Записки старого книжника (Осетров) - страница 116

В самые последние годы имя Михаила Ивановича Чуванова стало широко известно не только в Москве, но и далеко за ее пределами.

1979–1980 годы.


ЧИТАЯ МИХАИЛА АЛПАТОВА

Приходилось ли вам, дорогой читатель, беседовать с Михаилом Владимировичем Алпатовым? Быть может, вам доводилось слушать его лекции о живописи и архитектуре? Но я наверняка не ошибусь, если скажу, что вы читали его трехтомную «Всеобщую историю искусств» или известные «Этюды по истории западноевропейского искусства». Алпатов не принадлежит к числу тех, чьи труды интересны лишь узкому кругу знатоков. Двадцатое столетие отмечено демократизацией искусства. Живопись из салонов ушла в картинные галереи, ежедневно заполняемые народом. Люди желают не просто любоваться красками и линиями, но и понимать их. Как же тут обойтись без книги? А Михаил Алпатов о художестве пишет не просто живо и ярко, а художественно. Я даже считаю, что он возродил давнюю традицию, связанную с литературными страницами, посвященными искусству, — вспомним статьи Гоголя о «Последнем дне Помпеи» Брюллова, Жуковского о «Сикстинской мадонне» и, наконец, Тургенева о пергамских раскопках.

Алпатов — источник искусства, глаз современности, устремленный в былое. Из тьмы веков выхватываются то древнерусские миниатюры, то гений Врубеля, открывший новые пленительные гармонии, то Камиль Коро и его «пейзаж настроения», то росписи Джотто, то ясные и величественные фигуры Пуссена, то грандиозный образ народа в «Явлении Мессии» Александра Андреевича Иванова…

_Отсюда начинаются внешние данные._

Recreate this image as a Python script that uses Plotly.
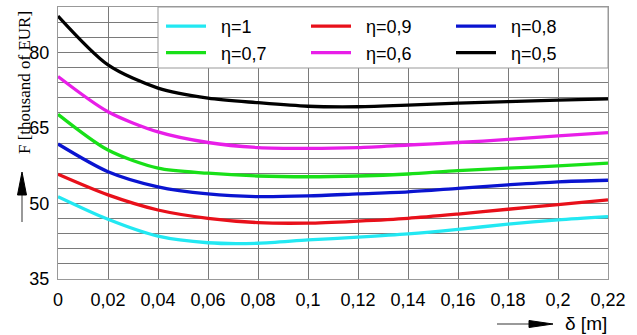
import plotly.graph_objects as go

delta = [0, 0.02, 0.04, 0.06, 0.08, 0.10, 0.12, 0.14, 0.16, 0.18, 0.20, 0.22]
x_tick_vals = [0, 0.02, 0.04, 0.06, 0.08, 0.10, 0.12, 0.14, 0.16, 0.18, 0.20, 0.22]
x_tick_text = ["0", "0,02", "0,04", "0,06", "0,08", "0,1", "0,12", "0,14", "0,16", "0,18", "0,2", "0,22"]
y_tick_vals = [35, 50, 65, 80]

eta_1_0 = [51.35, 46.85, 43.5, 42.2, 42.1, 42.75, 43.3, 43.95, 44.85, 45.9, 46.75, 47.4]
eta_0_9 = [55.8, 51.7, 48.7, 47.05, 46.2, 46.1, 46.5, 47.05, 47.9, 48.85, 49.75, 50.7]
eta_0_8 = [61.8, 56.3, 53.3, 51.9, 51.35, 51.5, 51.9, 52.3, 53.0, 53.7, 54.3, 54.6]
eta_0_7 = [67.7, 60.6, 57.0, 56.0, 55.45, 55.3, 55.45, 55.85, 56.5, 57.0, 57.45, 58.0]
eta_0_6 = [75.2, 68.2, 64.2, 62.1, 61.1, 60.95, 61.1, 61.6, 62.1, 62.7, 63.4, 64.05]
eta_0_5 = [87.2, 77.5, 72.9, 70.9, 70.0, 69.3, 69.2, 69.5, 69.9, 70.2, 70.5, 70.75]

series = [
    ("η=1", eta_1_0, "#22e8f2"),
    ("η=0,9", eta_0_9, "#e8101a"),
    ("η=0,8", eta_0_8, "#0a14d0"),
    ("η=0,7", eta_0_7, "#18e018"),
    ("η=0,6", eta_0_6, "#e81ee8"),
    ("η=0,5", eta_0_5, "#000000"),
]

fig = go.Figure()
for name, vals, col in series:
    fig.add_trace(go.Scatter(x=delta, y=vals, name="\u00a0\u00a0" + name, mode="lines",
                             line=dict(color=col, width=3.3, shape="spline", smoothing=0.8)))

# plot area pixel geometry
L, R, T, B = 58, 608, 7, 279
W, H = R - L, B - T
def px(xp):
    return (xp - L) / W
def py(yp):
    return (B - yp) / H

grid_col = "#7a7a7a"
fig.update_layout(
    width=637, height=335,
    margin=dict(l=L, r=637 - R, t=T, b=335 - B, autoexpand=False),
    paper_bgcolor="white", plot_bgcolor="white",
    font=dict(family="Liberation Sans, Arial", size=17, color="black"),
    xaxis=dict(range=[0, 0.22], tickvals=x_tick_vals, ticktext=x_tick_text,
               showgrid=True, gridcolor=grid_col, gridwidth=1,
               showline=True, linecolor="#999999", linewidth=1, mirror=True,
               zeroline=False, ticks="", ticklabelstandoff=4,
               tickfont=dict(size=18)),
    yaxis=dict(range=[35, 89], tickvals=y_tick_vals,
               showgrid=True, gridcolor=grid_col, gridwidth=1,
               minor=dict(dtick=3, tick0=35, showgrid=True, gridcolor=grid_col, gridwidth=1),
               showline=True, linecolor="#999999", linewidth=1, mirror=True,
               zeroline=False, ticks="", ticklabelstandoff=4,
               tickfont=dict(size=18)),
    legend=dict(orientation="h", x=px(161), xanchor="left", y=py(8), yanchor="top",
                entrywidth=90, itemwidth=40, bgcolor="rgba(0,0,0,0)",
                font=dict(size=18), tracegroupgap=0, traceorder="normal"),
    showlegend=True,
)

# legend box
fig.add_shape(type="rect", xref="paper", yref="paper",
              x0=px(158), x1=1, y0=py(68), y1=1,
              fillcolor="white", line=dict(color="#999999", width=1), layer="above")

# y title
fig.add_annotation(text="F [thousand of EUR]", xref="paper", yref="paper",
                   x=px(24), y=py(83), textangle=-90, showarrow=False,
                   xanchor="center", yanchor="middle",
                   font=dict(family="Liberation Serif, Times New Roman", size=17, color="black"))
# x title
fig.add_annotation(text="δ [m]", xref="paper", yref="paper",
                   x=px(586), y=py(323), showarrow=False,
                   xanchor="center", yanchor="middle",
                   font=dict(family="Liberation Sans, Arial", size=19, color="black"))

# y arrow
fig.add_shape(type="line", xref="paper", yref="paper",
              x0=px(22), x1=px(22), y0=py(222), y1=py(192),
              line=dict(color="#777777", width=1.5))
fig.add_shape(type="path", xref="paper", yref="paper",
              path=f"M {px(17.5)} {py(195)} L {px(22)} {py(172)} L {px(26.5)} {py(195)} Z",
              fillcolor="black", line=dict(color="black", width=1))
# x arrow
fig.add_shape(type="line", xref="paper", yref="paper",
              x0=px(497), x1=px(532), y0=py(324), y1=py(324),
              line=dict(color="#777777", width=1.5))
fig.add_shape(type="path", xref="paper", yref="paper",
              path=f"M {px(529)} {py(320.5)} L {px(553)} {py(324)} L {px(529)} {py(327.5)} Z",
              fillcolor="black", line=dict(color="black", width=1))

fig.write_html("out.html")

Художественное прошлое в наши дни не тихая заводь. Об Андрее Рублеве размышляют всюду, спорят яростно, так же, как о Данте и Боттичелли. В творениях старых мастеров тысячи людей настойчиво ищут «живое уяснение мира». Спокойствие музейных залов обманчиво. Приглядитесь к прекрасным и возвышенным лицам созерцателей. Для них не просто выставка, а порыв ветра, дыхание поэзии. Памятники зодчества, картины, музыкальные произведения неодолимо влекут сегодня «толпу» к постижению образного и многозначного языка искусства. Наша молодежь полна серьезности и содержательности. И нет человека, который бы не нуждался в предводителе — без упрощений и понижений! — по лабиринтам эпох, стилей, национальных почерков и соборных связей. Широта историко-культурных уподоблений Алпатова поразительна. Она-то и пленяет читателей-зрителей. Восхищаться тем, что красочно и красиво, — легко. Куда сложнее, и это знает читатель Алпатова, понять, что есть настоящее по своим внутренним достоинствам.

В свое время в Москве и Варшаве, слушая размышления Ярослава Ивашкевича о Рублеве, я поинтересовался, каким образом польскому романисту удалось столь глубоко проникнуть в таинственный художественный и философский, символический и исторический мир рублевской «Троицы». Ответ «живого классика» был краток: «Читал Михаила Алпатова. Он побудил к размышлению…» Многие могут повторить эти слова. Владимир Фаворский, один из самых выдающихся графиков XX столетия, находил в трудах Алпатова пищу для раздумий о загадочных «внутренних контурах Делакруа», что мысленно просматривались им на «Троице» — между «рублевскими ангелами». Здесь мы имеем дело с исключительным случаем, когда взгляд проницательного художника-мастера был продлен и наращен чтением. Согласитесь, что такое бывает не часто. Вспомним Льва Николаевича Толстого, отметившего однажды в дневнике после чтения Белинского: «Статья о Пушкине — чудо. Я только теперь понял Пушкина». Суждения Льва Николаевича Толстого особенно важны теперь, когда каждому необходимо обрести взгляд ценителя и научиться различать лицо от маски, лик искусства — от бойко размалеванной личины. Поэтому и возникла тяга узнать доподлинное, прочесть то, что вместило в себя изобразительный и другой многовековой художественный опыт, противопоставив его всякого рода минус-ценностям. Неодолима потребность отличать искусство — с его необыкновенным исцеляющим действием — от (опять-таки толстовское определение) «бездны бесполезных явлений».